The Pearl of the Pee Dee: A brief history of Darlington
Story Courtesy of the Greater Darlington Chamber of Commerce
Darlington’s origins date back to the mid-18th century.
Originally a heavily wooded area, the settlement of what is now Darlington County began in earnest after 1736 and 1737, when the province of South Carolina set aside a vast area of land for the Welsh Baptists of Delaware.
This Welsh Tract bordered both sides of the Pee Dee River. For almost 30 years, settlers concentrated on the banks and small tributaries of the Pee Dee River.
Beginning in the 1760s, and continuing into the 1770s, other groups slowly made their way into present-day Darlington, and were granted lands on the Lynches River, Jeffries Creek and a host of other watercourses.
These settlers included descendants of French Huguenots, Scots-Irish, and the English.
For 30 years following the arrival of the first settlers, local government did not exist for the citizens of the area. All deeds, estate settlements and other legal matters had to be taken to Charles Town to be recorded.
In 1769, by an act of the Assembly, Cheraw District was established as a Judicial District. A courthouse and gaol (jail) were built at Long Bluff (near present-day Society Hill), and were operational by late 1772.
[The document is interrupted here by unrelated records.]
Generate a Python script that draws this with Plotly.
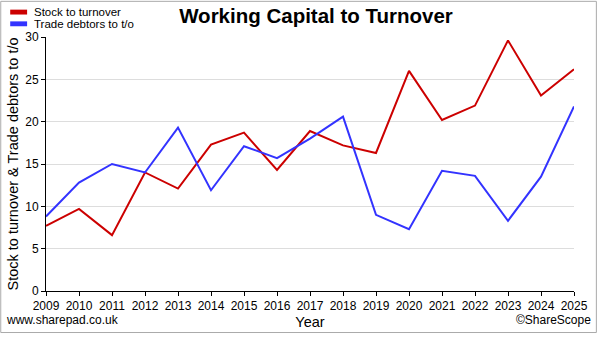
import plotly.graph_objects as go

years = list(range(2009, 2026))
stock_to_turnover = [7.7, 9.7, 6.6, 14.0, 12.1, 17.3, 18.7, 14.3, 18.9, 17.2, 16.3, 26.0, 20.2, 21.9, 29.6, 23.1, 26.2]
trade_debtors_to_to = [8.8, 12.8, 15.0, 14.0, 19.3, 11.9, 17.1, 15.7, 18.0, 20.6, 9.0, 7.3, 14.2, 13.6, 8.3, 13.5, 21.8]
series_names = ["Stock to turnover", "Trade debtors to t/o"]
colors = ["#cc0000", "#3333ff"]
y_ticks = [0, 5, 10, 15, 20, 25, 30]

FONT = "Liberation Sans, Arial, sans-serif"

fig = go.Figure()
for name, vals, c in zip(series_names, [stock_to_turnover, trade_debtors_to_to], colors):
    fig.add_trace(go.Scatter(x=years, y=vals, mode="lines", name=name,
                             line=dict(color=c, width=2), showlegend=False))

W, H = 600, 340
ml, mr, mt, mb = 46, 23, 37, 43
pw, ph = W - ml - mr, H - mt - mb
def px(x):
    return (x - ml) / pw
def py(y):
    return (H - mb - y) / ph

shapes = [dict(type="rect", xref="paper", yref="paper", x0=px(0.5), y0=py(339.5), x1=px(599.5), y1=py(0.5),
               line=dict(color="#aaaaaa", width=1))]
annotations = []
for i, (name, c) in enumerate(zip(series_names, colors)):
    yc = 11.5 + i * 12
    shapes.append(dict(type="rect", xref="paper", yref="paper",
                       x0=px(10), x1=px(27), y0=py(yc - 2.5), y1=py(yc + 2.5),
                       fillcolor=c, line=dict(width=0)))
    annotations.append(dict(text=name, xref="paper", yref="paper", x=px(32), y=py(yc),
                            xanchor="left", yanchor="middle", showarrow=False,
                            font=dict(family=FONT, size=11.5, color="#000")))
annotations.append(dict(text="www.sharepad.co.uk", xref="paper", yref="paper", x=px(4), y=py(327),
                        xanchor="left", yanchor="middle", showarrow=False,
                        font=dict(family=FONT, size=12, color="#000")))
annotations.append(dict(text="©ShareScope", xref="paper", yref="paper", x=px(596), y=py(327),
                        xanchor="right", yanchor="middle", showarrow=False,
                        font=dict(family=FONT, size=12, color="#000")))

fig.update_layout(
    width=W, height=H,
    margin=dict(l=ml, r=mr, t=mt, b=mb),
    paper_bgcolor="white", plot_bgcolor="white",
    title=dict(text="<b>Working Capital to Turnover</b>", x=316 / W, xanchor="center",
               y=1 - 16 / H, yanchor="middle", font=dict(family=FONT, size=20.5, color="#000")),
    font=dict(family=FONT, size=12, color="#000"),
    xaxis=dict(range=[2009, 2025], tickmode="array", tickvals=years, ticktext=[str(y) for y in years],
               showgrid=False, showline=True, linecolor="#000", linewidth=1,
               ticks="outside", ticklen=4, tickcolor="#000", zeroline=False,
               title=dict(text="Year", font=dict(size=14.5), standoff=4)),
    yaxis=dict(range=[0, 30], tickmode="array", tickvals=y_ticks,
               showgrid=True, gridcolor="#dddddd", showline=True, linecolor="#000", linewidth=1,
               ticks="outside", ticklen=4, tickcolor="#000", zeroline=False,
               title=dict(text="Stock to turnover & Trade debtors to t/o", font=dict(size=14.5), standoff=3)),
    shapes=shapes, annotations=annotations,
)
fig.write_html("out.html")
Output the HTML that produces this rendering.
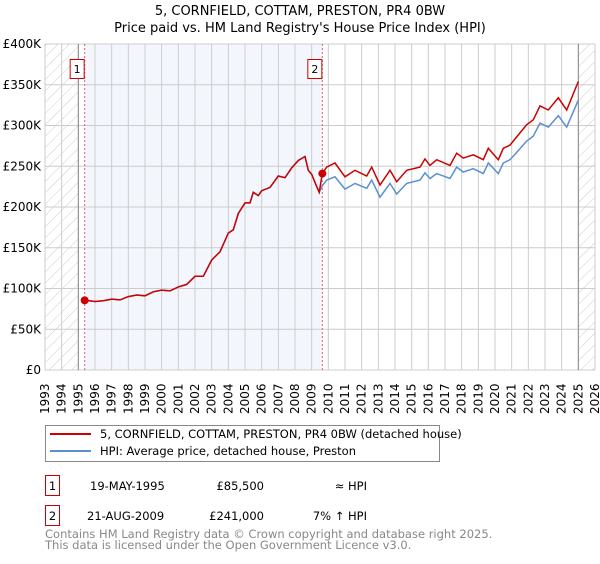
<!DOCTYPE html>
<html><head><meta charset="utf-8"><style>
body{margin:0;background:#fff;font-family:"DejaVu Sans","Liberation Sans",sans-serif;}
svg text{font-family:"DejaVu Sans","Liberation Sans",sans-serif;}
</style></head><body>
<svg id="chart" width="600" height="560" xmlns="http://www.w3.org/2000/svg">
<defs><pattern id="hatch" patternUnits="userSpaceOnUse" width="8" height="8" patternTransform="rotate(45)"><line x1="0" y1="0" x2="0" y2="8" stroke="#ccc" stroke-width="1"/></pattern></defs>
<text x="300" y="15" text-anchor="middle" font-size="13">5, CORNFIELD, COTTAM, PRESTON, PR4 0BW</text>
<text x="300" y="32" text-anchor="middle" font-size="13">Price paid vs. HM Land Registry's House Price Index (HPI)</text>
<g id="plot"></g>
<g>
<rect x="45.5" y="425.5" width="394" height="36" fill="#fff" stroke="#888"/>
<line x1="50" y1="434" x2="91" y2="434" stroke="#cc0000" stroke-width="2"/>
<text x="100" y="438" font-size="11.5">5, CORNFIELD, COTTAM, PRESTON, PR4 0BW (detached house)</text>
<line x1="50" y1="451" x2="91" y2="451" stroke="#5b8fd0" stroke-width="2"/>
<text x="100" y="455" font-size="11.5">HPI: Average price, detached house, Preston</text>
</g>
<g font-size="11.5">
<rect x="45.5" y="475.5" width="14" height="20" fill="none" stroke="#cc0000"/>
<text x="52.5" y="490" text-anchor="middle">1</text>
<text x="90" y="490">19-MAY-1995</text><text x="264" y="490" text-anchor="end">£85,500</text><text x="367" y="490" text-anchor="end">≈ HPI</text>
<rect x="45.5" y="505.5" width="14" height="20" fill="none" stroke="#cc0000"/>
<text x="52.5" y="520" text-anchor="middle">2</text>
<text x="87" y="520">21-AUG-2009</text><text x="264" y="520" text-anchor="end">£241,000</text><text x="367" y="520" text-anchor="end">7% ↑ HPI</text>
</g>
<text x="45" y="538" font-size="11.5" fill="#888">Contains HM Land Registry data © Crown copyright and database right 2025.</text>
<text x="45" y="549" font-size="11.5" fill="#888">This data is licensed under the Open Government Licence v3.0.</text>
</svg>
<script>
const yTicks=[0,50,100,150,200,250,300,350,400];
const yTickLabels=["£0","£50K","£100K","£150K","£200K","£250K","£300K","£350K","£400K"];
const xYears=[1993,1994,1995,1996,1997,1998,1999,2000,2001,2002,2003,2004,2005,2006,2007,2008,2009,2010,2011,2012,2013,2014,2015,2016,2017,2018,2019,2020,2021,2022,2023,2024,2025,2026];
const saleYears=[1995.38,2009.64];
const salePrices=[85.5,241];
const saleLabels=["1","2"];
const preYears=[1995.38,1996,1996.5,1997,1997.5,1998,1998.5,1999,1999.5,2000,2000.5,2001,2001.5,2002,2002.5,2003,2003.5,2004,2004.3,2004.6,2005,2005.3,2005.5,2005.8,2006,2006.5,2007,2007.4,2007.8,2008.2,2008.6,2008.8,2009.0,2009.3,2009.45];
const preVals=[85.5,84,85,87,86,90,92,91,96,98,97,102,105,115,115,135,145,168,172,192,205,205,218,214,220,224,238,236,248,257,262,245,240,225,218];
const postYears=[2009.64,2009.9,2010.4,2011,2011.6,2012.3,2012.6,2013.1,2013.7,2014.1,2014.7,2015.5,2015.8,2016.1,2016.5,2017.3,2017.7,2018.1,2018.7,2019.3,2019.6,2020.2,2020.5,2020.9,2021.3,2021.9,2022.3,2022.7,2023.2,2023.8,2024.3,2025.0];
const postRed=[241,249,254,237,245,238,249,227,245,231,245,249,259,251,258,251,266,260,264,258,272,258,272,276,286,301,307,324,319,334,319,354];
const postBlue=[226,233,237,222,229,223,233,212,229,216,229,233,242,235,241,235,249,243,247,241,254,241,254,258,267,281,287,303,298,312,298,331];
const L=45,R=595,T=44,B=370;
const xs=y=>L+(y-1993)*(R-L)/33;
const ys=v=>B-v*(B-T)/400;
const NS="http://www.w3.org/2000/svg";
const g=document.getElementById('plot');
function mk(tag,at,parent){const e=document.createElementNS(NS,tag);for(const k in at)e.setAttribute(k,at[k]);(parent||g).appendChild(e);return e;}
let e;
e=mk('rect',{x:xs(saleYears[0]),y:T,width:xs(saleYears[1])-xs(saleYears[0]),height:B-T,fill:'#eef3fc',opacity:0.7});


e=mk('rect',{x:L,y:T,width:xs(1995)-L,height:B-T,fill:'url(#hatch)'});


e=mk('rect',{x:xs(2025),y:T,width:R-xs(2025),height:B-T,fill:'url(#hatch)'});


xYears.forEach(y=>{
 e=mk('line',{x1:xs(y),x2:xs(y),y1:T,y2:B,stroke:'#ccc'});
 
 
 e=mk('text',{x:0,y:0,'font-size':12,transform:`translate(${xs(y)+4},${B+44}) rotate(-90)`});
 e.textContent=y;
 
 
});
yTicks.forEach((v,i)=>{
 e=mk('line',{x1:L,x2:R,y1:ys(v),y2:ys(v),stroke:'#ccc'});
 
 
 e=mk('text',{x:L-4,y:ys(v)+4,'font-size':12,'text-anchor':'end'});
 e.textContent=yTickLabels[i];
 
 
});
[1995,2025].forEach(y=>{e=mk('line',{x1:xs(y),x2:xs(y),y1:T,y2:B,stroke:'#888'});
 
 });
function path(xsArr,vals){return xsArr.map((y,i)=>(i?'L':'M')+xs(y).toFixed(1)+','+ys(vals[i]).toFixed(1)).join(' ');}
e=mk('path',{d:path(preYears.concat(postYears),preVals.concat(postBlue)),fill:'none',stroke:'#5b8fd0','stroke-width':1.5});


e=mk('path',{d:path(preYears.concat(postYears),preVals.concat(postRed)),fill:'none',stroke:'#cc0000','stroke-width':1.5});


saleYears.forEach((y,i)=>{
 e=mk('line',{x1:xs(y),x2:xs(y),y1:T,y2:B,stroke:'#e06060','stroke-dasharray':'2,2'});
 
 
 e=mk('circle',{cx:xs(y),cy:ys(salePrices[i]),r:4,fill:'#cc0000'});
 
 
 e=mk('rect',{x:xs(y)-14.5,y:59.5,width:14,height:19,fill:'#fff',stroke:'#cc0000'});
 
 
 e=mk('text',{x:xs(y)-7.5,y:73,'font-size':11,'text-anchor':'middle'});
 e.textContent=saleLabels[i];
 
 
});
</script>
</body></html>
After the Revolutionary War, in 1785, Cheraw District was divided into three counties, Marlborough, Chesterfield and Darlington. Darlington County was bounded by the Pee Dee River, Lynches River and Cedar Creek.
To this day it is unknown why the county was named “Darlington.” After 1798 the designation “county” was changed to “district.” In 1835, the city of Darlington became the new county seat. In the 1868 South Carolina Constitution, the designation reverted to “county.”
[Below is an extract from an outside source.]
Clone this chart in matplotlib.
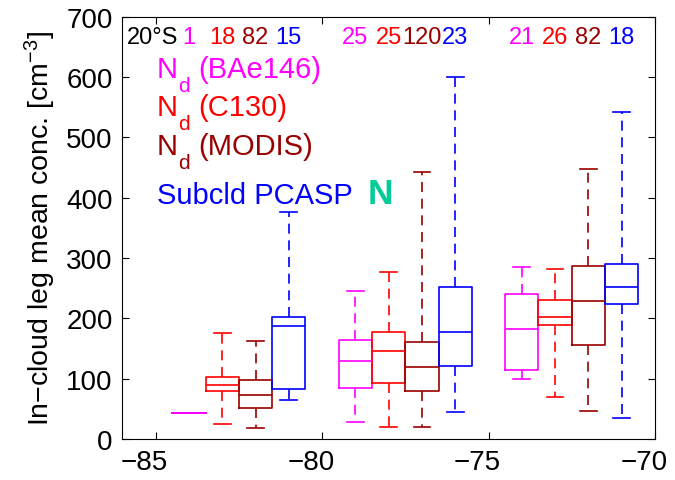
import matplotlib
matplotlib.use("Agg")
import matplotlib.pyplot as plt
from matplotlib.transforms import ScaledTranslation

plt.rcParams['font.family'] = ['Liberation Sans', 'DejaVu Sans']
plt.rcParams['mathtext.fontset'] = 'custom'
plt.rcParams['mathtext.rm'] = 'Liberation Sans'
plt.rcParams['mathtext.it'] = 'Liberation Sans:italic'

# box stats: whisker low, q1, median, q3, whisker high, count
bae_pos = [-84, -79, -74]
bae_low = [43.7, 28.8, 100.2]
bae_q1 = [43.7, 84.2, 114.6]
bae_med = [43.7, 129, 182.7]
bae_q3 = [43.7, 164, 239.7]
bae_high = [43.7, 245.8, 284.6]
bae_n = [1, 25, 21]

c130_pos = [-83, -78, -73]
c130_low = [25.4, 20.5, 69.8]
c130_q1 = [79, 92.5, 188.8]
c130_med = [90, 145.7, 202.7]
c130_q3 = [103, 176.6, 229.8]
c130_high = [176, 277, 282.4]
c130_n = [18, 25, 26]

modis_pos = [-82, -77, -72]
modis_low = [18.3, 20.5, 47]
modis_q1 = [51, 80.3, 155.6]
modis_med = [73.6, 120, 228]
modis_q3 = [98.5, 160, 286.8]
modis_high = [161.7, 442.4, 447.4]
modis_n = [82, 120, 82]

pcasp_pos = [-81, -76, -71]
pcasp_low = [65.3, 44.8, 34.9]
pcasp_q1 = [82.5, 121.3, 223.8]
pcasp_med = [186.6, 176.6, 252.5]
pcasp_q3 = [202.6, 252.5, 289.5]
pcasp_high = [376, 600.5, 541.5]
pcasp_n = [15, 23, 18]

magenta, red, darkred, blue = "#FF00FF", "#FF0000", "#990000", "#0000FF"

series = [
    (magenta, bae_pos, bae_low, bae_q1, bae_med, bae_q3, bae_high, bae_n),
    (red, c130_pos, c130_low, c130_q1, c130_med, c130_q3, c130_high, c130_n),
    (darkred, modis_pos, modis_low, modis_q1, modis_med, modis_q3, modis_high, modis_n),
    (blue, pcasp_pos, pcasp_low, pcasp_q1, pcasp_med, pcasp_q3, pcasp_high, pcasp_n),
]

fig = plt.figure(figsize=(6.75, 4.81), dpi=100)
ax = fig.add_axes([0.1813, 0.0852, 0.789, 0.878])

for col, pos, lo, q1, med, q3, hi, n in series:
    stats = []
    for i in range(len(pos)):
        stats.append(dict(whislo=lo[i], q1=q1[i], med=med[i], q3=q3[i], whishi=hi[i], fliers=[]))
    ax.bxp(stats, positions=pos, widths=1.0, showfliers=False, manage_ticks=False,
           boxprops=dict(color=col, lw=1.2),
           medianprops=dict(color=col, lw=1.2),
           whiskerprops=dict(color=col, lw=1.2, linestyle=(0, (6, 4))),
           capprops=dict(color=col, lw=1.2))
    for p, k in zip(pos, n):
        ax.text(p, 656, str(k), color=col, fontsize=17, ha='center', va='baseline')

ax.text(-85.87, 656, "20\u00b0S", color='black', fontsize=17, ha='left', va='baseline')

# text legend (N with a lowered subscript d, like the MATLAB tex output)
legend_rows = [("(BAe146)", magenta, 599.7), ("(C130)", red, 536.9), ("(MODIS)", darkred, 472.1)]
for label, col, yb in legend_rows:
    ax.text(-84.97, yb, "N", color=col, fontsize=21, va='baseline')
    ax.text(-84.32, yb - 23, "d", color=col, fontsize=15, va='baseline')
    ax.text(-83.73, yb, label, color=col, fontsize=21, va='baseline')
ax.text(-84.97, 392, "Subcld PCASP", color=blue, fontsize=21, va='baseline')
ax.text(-78.62, 392, "N", color="#00CC96", fontsize=25.5, fontweight='bold', va='baseline')

ax.set_xlim(-86, -70)
ax.set_ylim(0, 700)
ax.set_xticks([-85, -80, -75, -70])
ax.set_yticks(range(0, 701, 100))
ax.tick_params(direction='in', top=True, right=True, length=5, labelsize=20, pad=7)
ax.set_ylabel("In\u2212cloud leg mean conc. [cm$^{\\mathregular{-3}}$]", fontsize=20.5, labelpad=6)

# x tick labels sit a little left of their ticks in the original
shift = ScaledTranslation(-8 / 72, 0, fig.dpi_scale_trans)
for lab in ax.get_xticklabels():
    lab.set_transform(lab.get_transform() + shift)

fig.savefig("out.png", dpi=100)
Florence County was created out of parts of Darlington and Marion counties in 1888. Darlington County gave up additional territory in 1902 when Lee County was created.
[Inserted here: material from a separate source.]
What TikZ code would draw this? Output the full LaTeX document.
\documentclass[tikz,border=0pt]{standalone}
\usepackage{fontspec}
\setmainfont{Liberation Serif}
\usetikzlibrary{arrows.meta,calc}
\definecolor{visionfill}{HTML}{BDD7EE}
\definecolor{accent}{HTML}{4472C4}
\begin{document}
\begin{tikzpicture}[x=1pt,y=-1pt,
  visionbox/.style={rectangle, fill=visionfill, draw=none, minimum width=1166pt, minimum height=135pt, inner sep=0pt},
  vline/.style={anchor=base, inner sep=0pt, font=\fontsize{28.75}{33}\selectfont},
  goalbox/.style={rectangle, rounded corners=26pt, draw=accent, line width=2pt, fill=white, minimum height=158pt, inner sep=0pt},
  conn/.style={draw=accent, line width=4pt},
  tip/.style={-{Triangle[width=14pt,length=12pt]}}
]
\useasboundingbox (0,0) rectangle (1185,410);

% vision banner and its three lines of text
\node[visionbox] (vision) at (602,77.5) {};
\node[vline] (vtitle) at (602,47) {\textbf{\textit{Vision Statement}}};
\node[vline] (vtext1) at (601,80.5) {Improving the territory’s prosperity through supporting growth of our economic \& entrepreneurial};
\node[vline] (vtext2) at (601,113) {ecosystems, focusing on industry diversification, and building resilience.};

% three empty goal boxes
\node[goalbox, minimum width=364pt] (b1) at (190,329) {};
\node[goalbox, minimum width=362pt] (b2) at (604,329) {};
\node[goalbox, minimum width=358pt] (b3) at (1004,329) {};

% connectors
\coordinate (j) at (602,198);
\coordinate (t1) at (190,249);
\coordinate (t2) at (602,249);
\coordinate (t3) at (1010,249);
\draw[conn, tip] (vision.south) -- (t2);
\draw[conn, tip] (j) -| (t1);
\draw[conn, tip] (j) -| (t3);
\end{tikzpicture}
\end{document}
Darlington was originally built around the Public Square and the Courthouse, which now sit in their present locations due to an argument in the late 18th century between Col. Lamuel Benton and Capt. Elias Dubose.
The story goes that the two argued over whether the courthouse should be built in Mechanicsville or Cuffey Town. Benton and Dubose compromised and they each began, in their respective towns, on horseback until they reached one another.
The spot where they met is where the Darlington Public Square and Courthouse are located today.
A fire in March 1806 destroyed the original Courthouse. Rumor has it that an older woman, attempting to burn papers connected to her upcoming court case, was responsible for the fire.
The Courthouse was rebuilt between 1824 and 1825 in brick to prevent the spread of fire.
During the Civil War, no battles occurred in Darlington. One of Union Gen. W.T. Sherman’s lieutenants, a former architect, was sent to burn down part of Darlington. When he arrived, he saw a house he had designed, and due to this he left the town unscathed.
However, in 1865, Federal troops burned down the depot, cotton platforms and railroad trestles. After the war, the town was occupied by Federal troops, not withdrawn until 1871.
In 1866, during the occupation, the worst fire to ever hit Darlington burned down the Courthouse and the jail. It was rumored that drunken Federal soldiers were to blame.
Darlington is known for its agricultural significance in South Carolina.
Cotton farming dates back to the first settlers of this area. In early 1865, cotton stores in Darlington were burned by Sherman’s troops.
In 1899, tobacco replaced cotton and became Darlington’s new cash crop.
In fact, Darlington had the largest tobacco market in South Carolina. The agricultural boom in Darlington lasted until the 1970s, when the tobacco business began to fade.
Today, the City of Darlington is a member of the South Carolina Cotton and Tobacco Trails. The land upon which Darlington Raceway was built was a cotton field.